At the time Missouri ranked first in states producing soft winter wheat. Most of the wheat however, was being exported, while hard winter wheat was being imported to Missouri for bread making. Cline predicted a shortage of hard wheat and wanted to find a way to utilize locally grown wheat as a substitute. If successful, Cline expected Missouri flour mills to benefit from this transition and the price of bread to go down, as a result of reduced transportation costs. The research centers around conserving the use of expensive yeast by experimenting with the fermentation and proofing periods to achieve the desired results.

Jessie Alice Cline (1891-1996) and Rosalie S. Godfrey (1895-1966)
Unusual meats
Circular 162
University of Missouri, Agricultural Experiment Station, 1927
University Archives, Collection C:5/11/2
Cline and Godfrey collaborated on this circular to provide information on the use of various internal organ meats. The circular places emphasis on special methods of preparation since most of these meats spoil faster than commonly used muscular tissues. The circular also provides a variety of recipes for the brain, tongue, kidney, heart, liver, thymus glands and the feet of cattle, hogs and sheep. Godfrey held a research position with the University of Missouri at the time of this publication but left for the University of Texas shortly after, where she was Associate Professor Emeritus of Home Economics at the time of her death.

Louise Stanley (1883-1954) and Jessie Alice Cline (1891-1996)
Foods: their selection and preparation (Revised Edition)

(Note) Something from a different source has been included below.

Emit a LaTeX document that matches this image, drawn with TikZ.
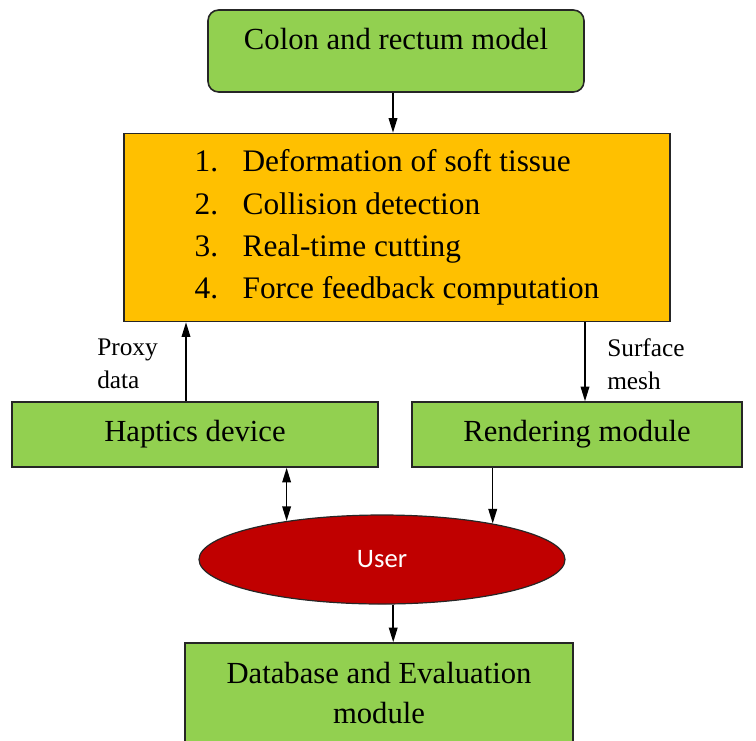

Ginn and Company, Boston 1950
641 St25f 1950
Stanley and Cline first collaborated on this textbook in 1935, and for the 1950 revised edition displayed here. The book was primarily written for college and university students beginning the study of the selection, preparation, and serving of food. The authors relied upon their vast experience working in laboratories, experimental kitchens, government agencies, and the food industry, combining their knowledge of the rapidly evolving science of nutrition and the art of creating palatable meals, with the economic considerations of buying, storing, processing and preparing food.